I've already mentioned some helpful visual aids in steps 2 and 3 (i.e., brochures, bulletin boards, and handouts). During examinations, you could also instruct your technician to:

  • take digital photos of pets' teeth and then present printed copies to clients (if not included in a handout),

  • shine a Wood's lamp on the pets' teeth to show calculus and bleeding gums, or

  • use a disclosing solution to show stage 1 calculus.

In addition, doctors can reinforce the technician's initial discussion by using photos, models, or handouts to show the differences between healthy and diseased teeth and the progression of periodontal disease.

What's great about this combination approach? For starters, all team members play a role, and adding in the dental angle doesn't take much time. But more important, clients learn vital information. They learn what their pets' mouth and breath should look and smell like, what could happen if they dismiss oral healthcare, and what they need to do to prevent further damage and discomfort.

5. Keep the ball rolling. Part of selling dental services successfully depends on what you do after clients leave. If you skip this step, you're missing key opportunities to strengthen your bond with clients.

Clients appreciate it if a team member calls to check on pets the evening or the day after dental cleanings. And sending friendly reminders to clients who wish to return later for the procedure makes it easy for them to follow through.

Figure 4. A sample reminder letter. (Courtesy of VMC Inc.)

For those patients that receive prophylactic dental care, ask the client and pet to return two weeks later. (The recheck fee could be included in the original fee.) The doctor or technician should review the condition of the patient's teeth, the level of success with home care, and expectations for the future.

Next, enroll patients in a Healthy Smile Club that calls for six-month checkups by a technician. Club benefits could include anything you choose. For example, you could send each member a card that includes the pet's photo, clinic information, and future dental care due dates. You could also give free product samples from manufacturers and post clients' and pets' photos on your Web site or feature them on the reception area bulletin board.

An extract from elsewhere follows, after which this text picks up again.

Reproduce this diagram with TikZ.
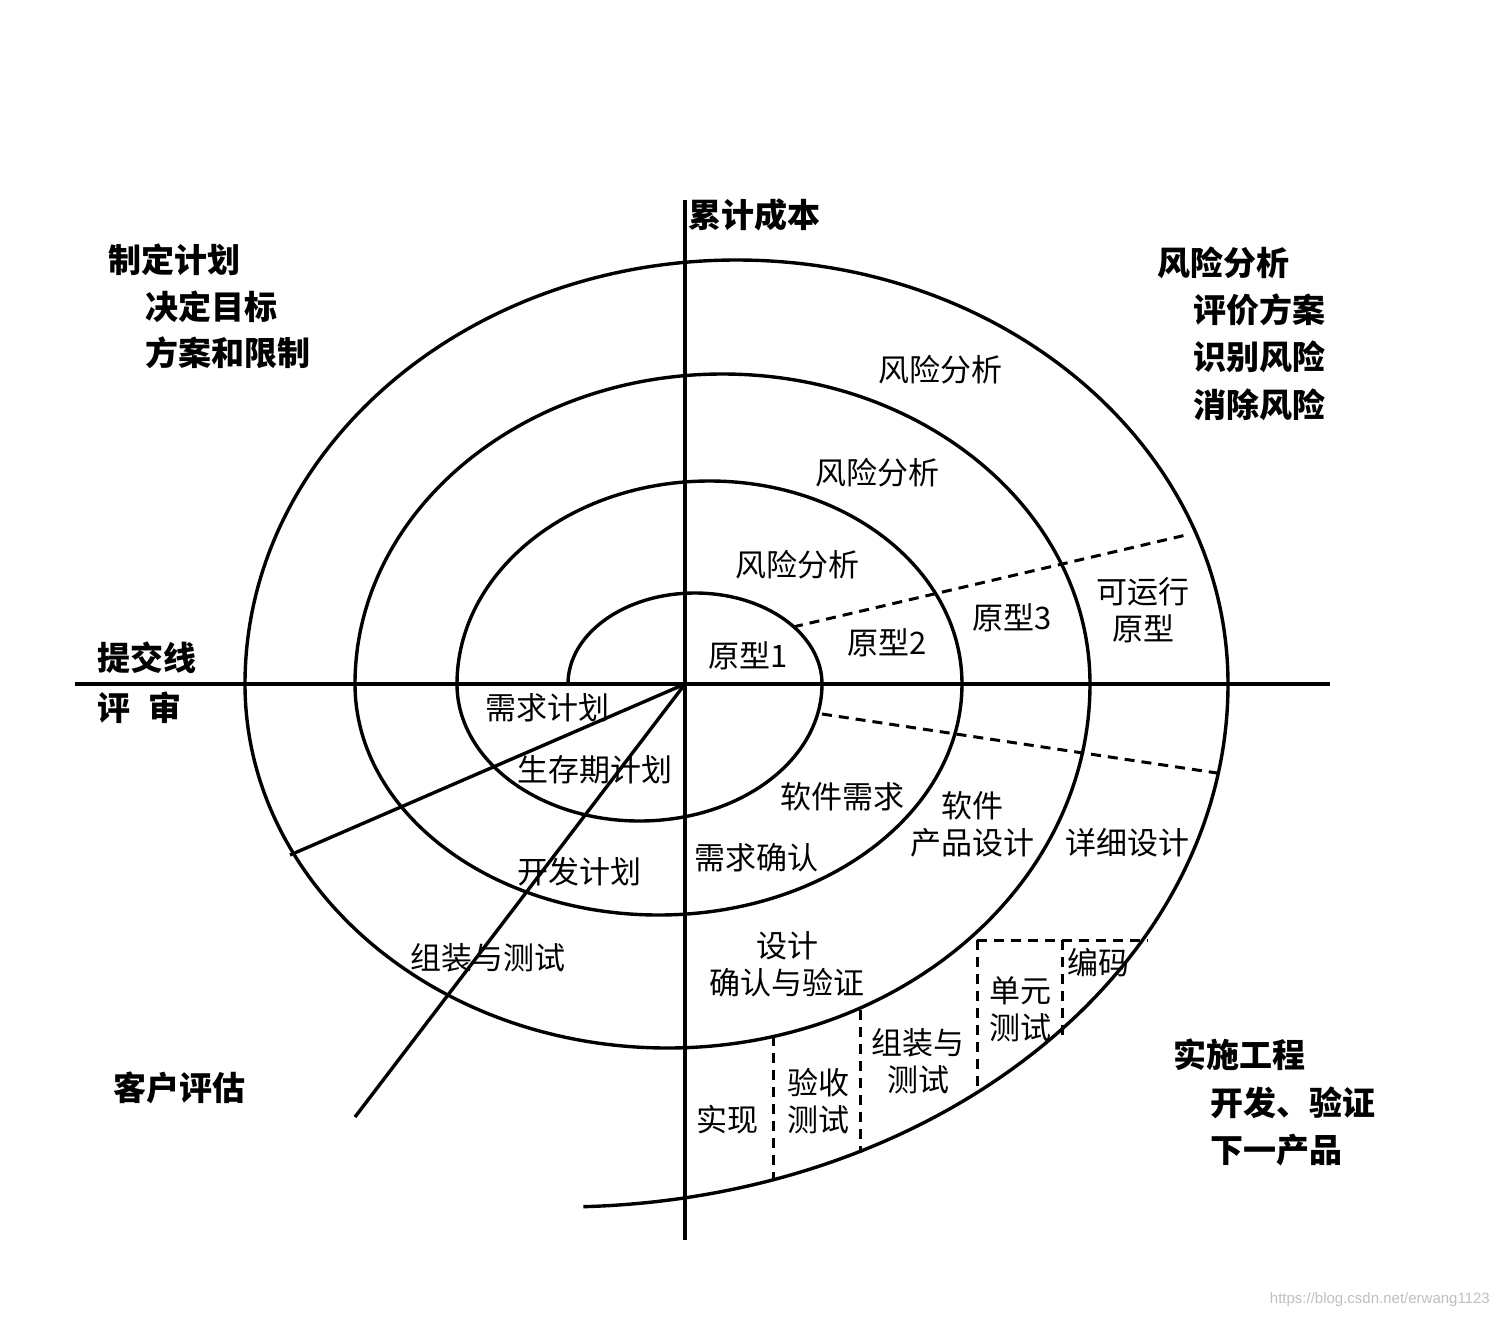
\documentclass[tikz,border=0pt]{standalone}
\usepackage{fontspec}
\setmainfont{Noto Sans CJK SC}
\newfontfamily\wmfont{Liberation Sans}
\begin{document}
\begin{tikzpicture}[x=1pt,y=-1pt,
  axis/.style={line width=3.4pt,black},
  spiral/.style={line width=3.4pt,black},
  radial/.style={line width=3.4pt,black},
  dashline/.style={line width=3pt,black,dash pattern=on 10pt off 7pt},
  lab/.style={inner sep=0pt,font=\fontsize{31}{37}\selectfont,align=center},
  hd/.style={inner sep=0pt,anchor=west,font=\bfseries\fontsize{33}{38}\selectfont},
  wm/.style={inner sep=0pt,anchor=east,text=black!25,font=\wmfont\fontsize{15}{18}\selectfont}]
\useasboundingbox (0,0) rectangle (1500,1318);
% axes
\coordinate (O) at (685,684);
\coordinate (axL) at (75,684);
\coordinate (axR) at (1330,684);
\coordinate (axT) at (685,200);
\coordinate (axB) at (685,1240);
\draw[axis] (axL) -- (axR);
\draw[axis] (axT) -- (axB);
% spiral
\coordinate (sp0) at (568,684);
\draw[spiral] (sp0)
  arc[start angle=180,end angle=360,x radius=127,y radius=91]
  arc[start angle=0,end angle=180,x radius=182.5,y radius=137]
  arc[start angle=180,end angle=360,x radius=252.5,y radius=203]
  arc[start angle=0,end angle=180,x radius=303.5,y radius=231]
  arc[start angle=180,end angle=360,x radius=367.5,y radius=310]
  arc[start angle=0,end angle=180,x radius=422.5,y radius=364]
  arc[start angle=180,end angle=360,x radius=491.5,y radius=424]
  arc[start angle=0,end angle=88,x radius=668,y radius=523];
% radial lines
\coordinate (r1) at (290,855);
\coordinate (r2) at (355,1117);
\draw[radial] (O) -- (r1);
\draw[radial] (O) -- (r2);
% dashed separators
\coordinate (du1) at (793,627);
\coordinate (du2) at (1186,535);
\coordinate (dl1) at (822,714);
\coordinate (dl2) at (1217,773);
\draw[dashline] (du1) -- (du2);
\draw[dashline] (dl1) -- (dl2);
\coordinate (bx1) at (977,940);
\coordinate (bx2) at (1148,940);
\coordinate (bx3) at (977,1093);
\coordinate (bx4) at (1062,940);
\coordinate (bx5) at (1062,1035);
\coordinate (bx6) at (860,1010);
\coordinate (bx7) at (860,1153);
\coordinate (bx8) at (773,1036);
\coordinate (bx9) at (773,1180);
\draw[dashline] (bx1) -- (bx2);
\draw[dashline] (bx1) -- (bx3);
\draw[dashline] (bx4) -- (bx5);
\draw[dashline] (bx6) -- (bx7);
\draw[dashline] (bx8) -- (bx9);
% corner labels
\node[hd] (cost) at (688,215) {累计成本};
\node[hd] (p1) at (108,260) {制定计划};
\node[hd] (p2) at (145,307) {决定目标};
\node[hd] (p3) at (145,353) {方案和限制};
\node[hd] (q1) at (1157,263) {风险分析};
\node[hd] (q2) at (1193,310) {评价方案};
\node[hd] (q3) at (1193,357) {识别风险};
\node[hd] (q4) at (1193,405) {消除风险};
\node[hd] (sub) at (97,658) {提交线};
\node[hd] (rev) at (97,708) {评\hspace{18pt}审};
\node[hd] (cust) at (113,1088) {客户评估};
\node[hd] (e1) at (1173,1055) {实施工程};
\node[hd] (e2) at (1210,1103) {开发、验证};
\node[hd] (e3) at (1210,1150) {下一产品};
% inner labels
\node[lab] (ra3) at (940,370) {风险分析};
\node[lab] (ra2) at (877,473) {风险分析};
\node[lab] (ra1) at (797,565) {风险分析};
\node[lab] (pt1) at (748,656) {原型1};
\node[lab] (pt2) at (887,643) {原型2};
\node[lab] (pt3) at (1012,618) {原型3};
\node[lab] (pt4) at (1143,610) {可运行\\原型};
\node[lab] (rq) at (547,708) {需求计划};
\node[lab] (lc) at (595,770) {生存期计划};
\node[lab] (dv) at (579,872) {开发计划};
\node[lab] (it) at (488,958) {组装与测试};
\node[lab] (sr) at (842,797) {软件需求};
\node[lab] (pd) at (972,824) {软件\\产品设计};
\node[lab] (dd) at (1127,843) {详细设计};
\node[lab] (rc) at (756,858) {需求确认};
\node[lab] (dvv) at (787,964) {设计\\确认与验证};
\node[lab] (cd) at (1098,963) {编码};
\node[lab] (ut) at (1020,1009) {单元\\测试};
\node[lab] (at) at (918,1061) {组装与\\测试};
\node[lab] (ac) at (818,1101) {验收\\测试};
\node[lab] (im) at (727,1120) {实现};
\node[wm] (url) at (1490,1300) {https://blog.csdn.net/erwang1123};
\end{tikzpicture}
\end{document}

Dental success can be yours-if you send your message clearly and consistently. All it takes is a simple plan that leverages your healthcare team, conveys the message repeatedly, educates with visuals, and reinforces a client's choice to prevent dental disease in their pets. Remember: Healthy pets with healthy teeth are only a recommendation away.

Reference

1. Bolton, R.:

People Skills.

Simon & Schuster, New York, N.Y., 1979

Dr. Mary Ann Vande Linde is a nationally recognized veterinary consultant and educator with VMC Inc., specializing in the areas of preventive care and client communications. She travels internationally, teaching at veterinary colleges, technician schools, and veterinary conferences, and she has been featured on radio and television. A graduate of the University of Georgia's College of Veterinary Medicine and a former private practitioner, Dr. Vande Linde lives in Atlanta with her beautiful cat, Hannah.